Self-portrait as Saint Catherine, another woman who resisted, achieves record price for the artist

Self-Portrait as Saint Catherine by Artemisia Gentileschi sold at Drouot in Paris on 19 December for €2,360,600, an artist record

A previously unknown Self-Portrait as Saint Catherine by the Italian Baroque painter Artemisia Gentileschi sold at Drouot in Paris on 19 December for an artist record of €2,360,600 (€1.850m at the hammer, against an estimate of €300,000-€400,000). The work, which dates from the same period (1614-16) as another Saint Catherine picture by the artist held by the Uffizi, was discovered by auctioneer Christophe Joron-Derem and presented in his sale of European paintings.

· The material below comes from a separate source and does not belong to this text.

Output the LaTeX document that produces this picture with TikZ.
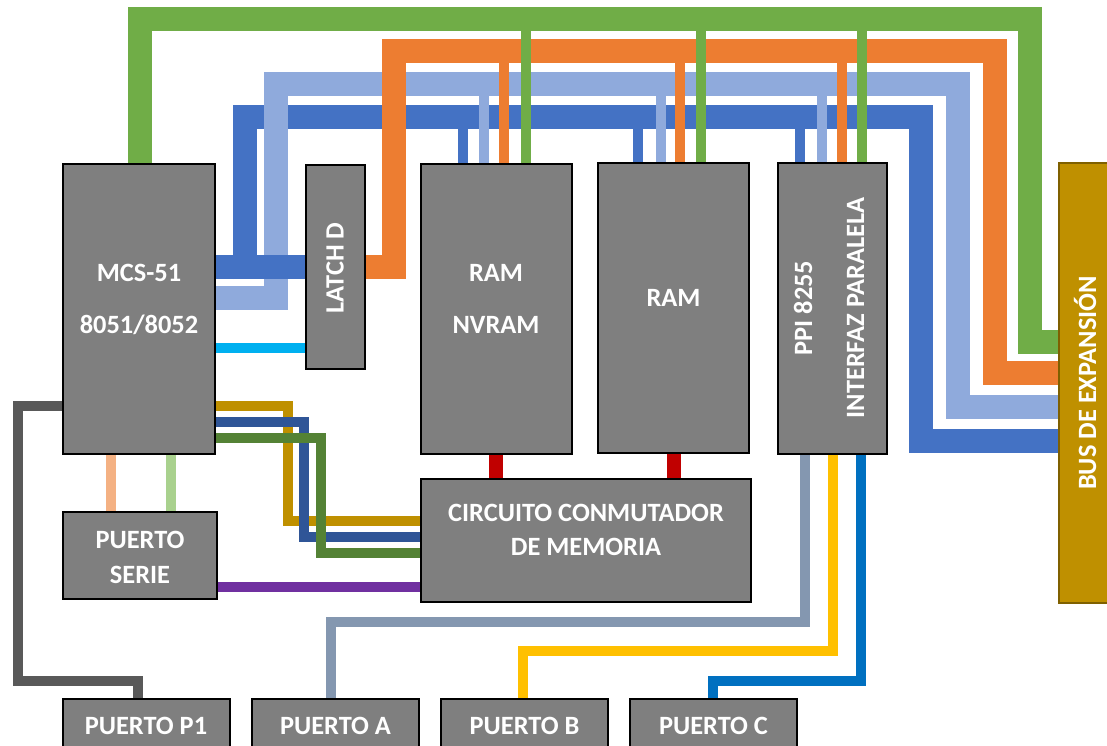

Lionised as an icon of feminist empowerment and artistic accomplishment since the 1970s, Gentileschi’s acclaim is now second only to that of Caravaggio among 17th-century Italian artists. A recent mini-survey of work at the Museo di Roma situating her among other painters of the era was a great success, but it also demonstrated that her existing works are inconsistent in quality.

Self-Portrait as Saint Catherine, however, is easily the finest of several recently rediscovered paintings by Gentileschi, including Magdalen in Ecstasy, which was also found in France and sold at Sotheby's Paris in 2014 for $1,179,832, the artist’s previous record.

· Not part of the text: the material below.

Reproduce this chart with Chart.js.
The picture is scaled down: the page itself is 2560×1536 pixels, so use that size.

Gentileschi was canny enough to exploit her singular fame as a female painter in the form of self-portraits in the guise of religious or allegorical figures (her most notable depiction by another artist is by her friend Simon Vouet, who portrayed her with her brushes and palette and a wonderfully commanding swagger). Saint Catherine shows the artist in half-length, grasping a martyr’s palm frond while steadying the spiked wheel of Catherine’s martyrdom. Her pose is similar to that of her self-portrait as a lute player, recently acquired by the Wadsworth Athenaeum in Hartford, Connecticut, but the better-preserved Paris picture, held by the same family for decades, is of notably superior quality.

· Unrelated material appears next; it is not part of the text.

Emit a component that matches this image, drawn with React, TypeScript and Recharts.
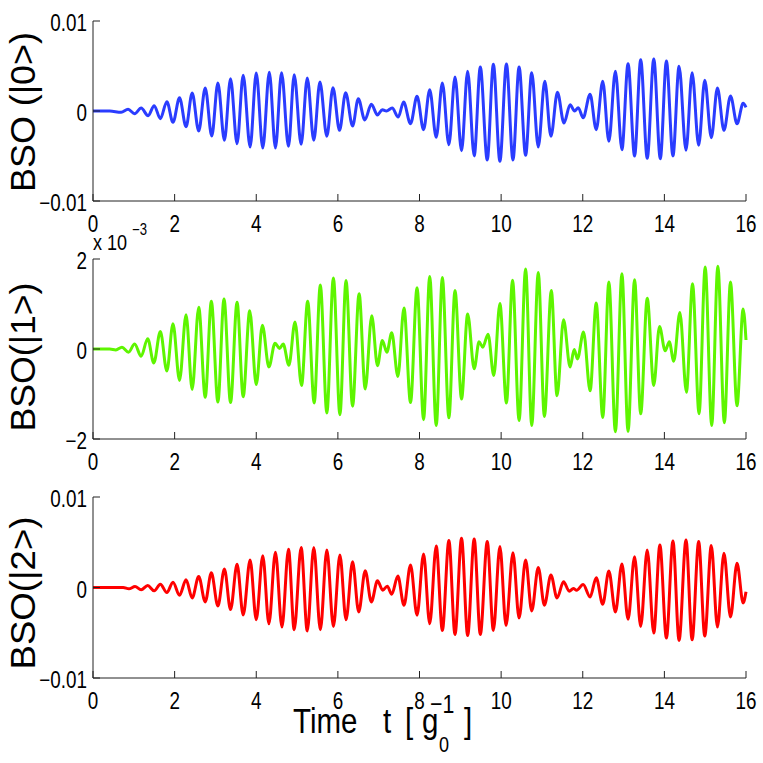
import { LineChart, Line, XAxis, YAxis } from 'recharts';

// extrema: [time in 1/g0, BSO in units of 1e-3]
const bso0: [number, number][] = [
  [0, 0], [0.41, 0], [0.69, -0.15], [0.86, 0.19], [1.02, -0.3], [1.18, 0.33], [1.35, -0.52], [1.5, 0.59],
  [1.65, -0.85], [1.81, 1.04], [1.96, -1.26], [2.12, 1.48], [2.28, -1.74], [2.43, 2.0], [2.59, -2.22],
  [2.75, 2.56], [2.91, -2.78], [3.06, 3.11], [3.22, -3.26], [3.37, 3.59], [3.53, -3.63], [3.68, 3.96],
  [3.85, -4.0], [4.0, 4.22], [4.16, -4.11], [4.32, 4.3], [4.47, -4.11], [4.62, 4.26], [4.79, -3.93],
  [4.93, 4.04], [5.1, -3.7], [5.25, 3.67], [5.41, -3.26], [5.56, 3.22], [5.73, -2.81], [5.88, 2.59],
  [6.04, -2.15], [6.19, 2.04], [6.36, -1.67], [6.5, 1.37], [6.66, -1.0], [6.82, 0.74], [6.97, -0.44],
  [7.09, 0.15], [7.19, 0.0], [7.33, 0.33], [7.48, -0.67], [7.61, 1.0], [7.78, -1.41], [7.94, 1.63],
  [8.1, -2.07], [8.25, 2.37], [8.41, -2.93], [8.56, 3.11], [8.72, -3.74], [8.87, 3.78], [9.03, -4.41],
  [9.18, 4.41], [9.34, -5.0], [9.49, 4.89], [9.66, -5.44], [9.81, 5.19], [9.97, -5.59], [10.13, 5.22],
  [10.29, -5.44], [10.44, 4.89], [10.6, -4.93], [10.75, 4.26], [10.91, -4.0], [11.07, 3.3], [11.22, -2.81],
  [11.38, 2.07], [11.54, -1.33], [11.69, 0.7], [11.8, 0.0], [11.89, 0.37], [12.01, -0.74], [12.18, 1.85],
  [12.33, -2.07], [12.49, 3.3], [12.64, -3.37], [12.8, 4.41], [12.96, -4.3], [13.11, 5.26], [13.27, -5.0],
  [13.42, 5.7], [13.58, -5.26], [13.74, 5.78], [13.9, -5.3], [14.05, 5.56], [14.21, -5.0], [14.36, 4.96],
  [14.53, -4.37], [14.68, 4.26], [14.84, -3.81], [14.99, 3.41], [15.15, -2.96], [15.3, 2.56],
  [15.46, -2.15], [15.62, 1.67], [15.78, -1.41], [15.93, 0.85], [16, 0.4],
];

const bso1: [number, number][] = [
  [0, 0], [0.41, 0], [0.56, -0.02], [0.71, 0.04], [0.87, -0.07], [1.02, 0.11], [1.18, -0.16], [1.34, 0.23],
  [1.49, -0.31], [1.65, 0.39], [1.81, -0.49], [1.96, 0.56], [2.12, -0.7], [2.28, 0.76], [2.43, -0.9],
  [2.59, 0.93], [2.75, -1.07], [2.9, 1.06], [3.06, -1.18], [3.21, 1.11], [3.37, -1.19], [3.53, 1.04],
  [3.68, -1.06], [3.84, 0.85], [4.0, -0.79], [4.15, 0.53], [4.31, -0.4], [4.46, 0.13], [4.57, 0.01],
  [4.66, 0.11], [4.8, -0.36], [4.95, 0.6], [5.11, -0.81], [5.26, 1.06], [5.42, -1.2], [5.57, 1.42],
  [5.73, -1.42], [5.89, 1.58], [6.05, -1.46], [6.2, 1.52], [6.36, -1.27], [6.52, 1.23], [6.67, -0.89],
  [6.83, 0.74], [6.97, -0.37], [7.09, 0.19], [7.2, -0.07], [7.32, 0.36], [7.47, -0.61], [7.62, 0.91],
  [7.78, -1.19], [7.94, 1.36], [8.1, -1.57], [8.25, 1.61], [8.41, -1.7], [8.56, 1.59], [8.72, -1.53],
  [8.87, 1.3], [9.03, -1.11], [9.18, 0.78], [9.34, -0.44], [9.46, 0.16], [9.55, 0.04], [9.68, 0.33],
  [9.82, -0.59], [9.97, 1.01], [10.13, -1.2], [10.28, 1.53], [10.44, -1.59], [10.6, 1.78], [10.75, -1.7],
  [10.91, 1.7], [11.06, -1.5], [11.23, 1.3], [11.37, -1.04], [11.53, 0.65], [11.69, -0.4], [11.79, -0.01],
  [11.87, -0.22], [12.02, 0.38], [12.18, -0.93], [12.33, 1.02], [12.49, -1.52], [12.64, 1.49],
  [12.8, -1.84], [12.96, 1.67], [13.11, -1.83], [13.27, 1.54], [13.42, -1.44], [13.58, 1.13],
  [13.74, -0.81], [13.88, 0.5], [14.02, -0.04], [14.12, 0.16], [14.23, -0.27], [14.38, 0.81],
  [14.54, -0.96], [14.69, 1.45], [14.85, -1.44], [15.0, 1.82], [15.16, -1.7], [15.31, 1.84],
  [15.47, -1.64], [15.62, 1.49], [15.78, -1.26], [15.93, 0.89], [16, 0.2],
];

const bso2: [number, number][] = [
  [0, 0], [0.74, 0], [0.88, -0.15], [1.03, 0.11], [1.18, -0.26], [1.34, 0.22], [1.5, -0.37], [1.65, 0.37],
  [1.81, -0.56], [1.96, 0.59], [2.12, -0.85], [2.28, 0.85], [2.43, -1.15], [2.59, 1.22], [2.75, -1.59],
  [2.9, 1.63], [3.06, -2.04], [3.22, 2.04], [3.37, -2.44], [3.53, 2.56], [3.68, -3.04], [3.85, 3.04],
  [4.0, -3.56], [4.16, 3.52], [4.31, -4.0], [4.47, 3.89], [4.63, -4.37], [4.79, 4.22], [4.93, -4.67],
  [5.1, 4.41], [5.25, -4.81], [5.41, 4.41], [5.57, -4.67], [5.73, 4.15], [5.89, -4.3], [6.05, 3.59],
  [6.2, -3.56], [6.36, 2.85], [6.51, -2.7], [6.67, 1.85], [6.82, -1.59], [6.97, 0.74], [7.1, -0.3],
  [7.21, 0.15], [7.32, -0.74], [7.47, 1.26], [7.62, -1.96], [7.78, 2.48], [7.94, -3.07], [8.1, 3.7],
  [8.25, -4.0], [8.41, 4.59], [8.56, -4.74], [8.72, 5.19], [8.87, -5.19], [9.03, 5.44], [9.18, -5.3],
  [9.34, 5.37], [9.49, -5.19], [9.66, 5.07], [9.81, -4.74], [9.97, 4.52], [10.12, -4.19], [10.29, 3.85],
  [10.44, -3.37], [10.6, 3.04], [10.75, -2.59], [10.91, 2.22], [11.06, -1.96], [11.22, 1.37],
  [11.37, -1.15], [11.53, 0.63], [11.67, -0.41], [11.77, -0.11], [11.85, -0.3], [12.01, 0.33],
  [12.18, -1.04], [12.33, 1.07], [12.49, -1.85], [12.64, 1.81], [12.8, -2.7], [12.96, 2.59],
  [13.11, -3.52], [13.27, 3.41], [13.42, -4.3], [13.58, 4.15], [13.74, -5.04], [13.89, 4.7],
  [14.05, -5.59], [14.21, 5.15], [14.36, -5.85], [14.53, 5.26], [14.68, -5.78], [14.84, 5.07],
  [14.99, -5.37], [15.15, 4.63], [15.3, -4.37], [15.46, 3.78], [15.62, -3.26], [15.78, 2.67],
  [15.93, -1.7], [16, -0.48],
];

const xTicks = [0, 2, 4, 6, 8, 10, 12, 14, 16];
const yTicksWide = [-10, 0, 10];
const yLabelsWide = ['\u22120.01', '0', '0.01'];
const yTicksNarrow = [-2, 0, 2];
const yLabelsNarrow = ['\u22122', '0', '2'];

const font = "'Liberation Sans', Arial, Helvetica, sans-serif";
const axisColor = '#222';
const squeeze = 0.82; // the figure's lettering is horizontally condensed

// text squeezed horizontally around its anchor point
function NText({ x, y, size, anchor = 'start', children }: any) {
  return (
    <g transform={`translate(${x} ${y}) scale(${squeeze} 1)`}>
      <text x={0} y={0} fontSize={size} textAnchor={anchor} fontFamily={font} fill="#000">
        {children}
      </text>
    </g>
  );
}

type PanelProps = {
  data: [number, number][];
  color: string;
  top: number;
  marginTop: number;
  marginBottom: number;
  yTicks: number[];
  yLabels: string[];
};

function Panel({ data, color, top, marginTop, marginBottom, yTicks, yLabels }: PanelProps) {
  const rows = data.map(([t, v]) => ({ t, v }));
  const domain = [yTicks[0], yTicks[yTicks.length - 1]];
  const fmt = (v: number) => yLabels[yTicks.indexOf(v)] ?? '';
  const xTick = (p: any) => (
    <NText x={p.x} y={p.y + 17} size={23} anchor="middle">{p.payload.value}</NText>
  );
  const yTick = (p: any) => (
    <NText x={p.x} y={p.y + 10} size={23} anchor="end">{fmt(p.payload.value)}</NText>
  );
  return (
    <div style={{ position: 'absolute', left: 0, top }}>
      <LineChart width={763} height={240} data={rows}
        margin={{ top: marginTop, right: 17, bottom: marginBottom, left: 0 }}>
        <XAxis dataKey="t" type="number" domain={[0, 16]} ticks={xTicks} interval={0}
          height={30} tickSize={-7} tickMargin={21} stroke={axisColor} tick={xTick} />
        <XAxis xAxisId="top" orientation="top" dataKey="t" type="number" domain={[0, 16]}
          ticks={xTicks} interval={0} height={0} tickSize={-7} tick={false} stroke={axisColor} />
        <YAxis type="number" domain={domain} ticks={yTicks} interval={0} width={93}
          tickSize={-7} tickMargin={13} stroke={axisColor} tick={yTick} />
        <YAxis yAxisId="r" orientation="right" type="number" domain={domain} ticks={yTicks}
          interval={0} width={0} tickSize={-7} tick={false} stroke={axisColor} />
        <Line dataKey="v" type="monotone" stroke={color} strokeWidth={3} dot={false}
          isAnimationActive={false} />
      </LineChart>
    </div>
  );
}

export default function App() {
  return (
    <div style={{ position: 'absolute', left: 0, top: 0, width: 763, height: 763, background: '#fff' }}>
      <Panel data={bso0} color="#2a3cff" top={0} marginTop={21} marginBottom={9}
        yTicks={yTicksWide} yLabels={yLabelsWide} />
      <Panel data={bso1} color="#5ef500" top={240} marginTop={19} marginBottom={11}
        yTicks={yTicksNarrow} yLabels={yLabelsNarrow} />
      <Panel data={bso2} color="#ff0000" top={480} marginTop={17} marginBottom={12}
        yTicks={yTicksWide} yLabels={yLabelsWide} />
      <svg width={763} height={763} style={{ position: 'absolute', left: 0, top: 0, pointerEvents: 'none' }}
        fontFamily={font} fill="#000">
        <text x={35} y={112} fontSize={35} textAnchor="middle" transform="rotate(-90 35 112)"
          textLength={160} lengthAdjust="spacingAndGlyphs">BSO  (|0&gt;)</text>
        <text x={35} y={357} fontSize={35} textAnchor="middle" transform="rotate(-90 35 357)"
          textLength={149} lengthAdjust="spacingAndGlyphs">BSO(|1&gt;)</text>
        <text x={35} y={593} fontSize={35} textAnchor="middle" transform="rotate(-90 35 593)"
          textLength={153} lengthAdjust="spacingAndGlyphs">BSO(|2&gt;)</text>
        <NText x={93} y={250} size={22}>x 10</NText>
        <NText x={132} y={235} size={16}>{'\u22123'}</NText>
        <NText x={293} y={733} size={36}>Time</NText>
        <NText x={383} y={733} size={36}>t</NText>
        <NText x={405} y={733} size={36}>[</NText>
        <NText x={422} y={733} size={36}>g</NText>
        <NText x={439} y={752} size={22}>0</NText>
        <NText x={430} y={713} size={26}>{'\u22121'}</NText>
        <NText x={464} y={733} size={36}>]</NText>
      </svg>
    </div>
  );
}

At press time, the work’s buyer was unknown, but it is worth noting that despite the artist’s popularity, she is not represented in many important museums: neither of the National Galleries in London or Washington, DC, nor the Getty, nor the Louvre, which curiously did not pre-empt the sale under French patrimony laws. While the picture’s relatively modest size of 71 sq. cm would endear it to private collectors, one hopes a major museum would be astute enough to acquire it.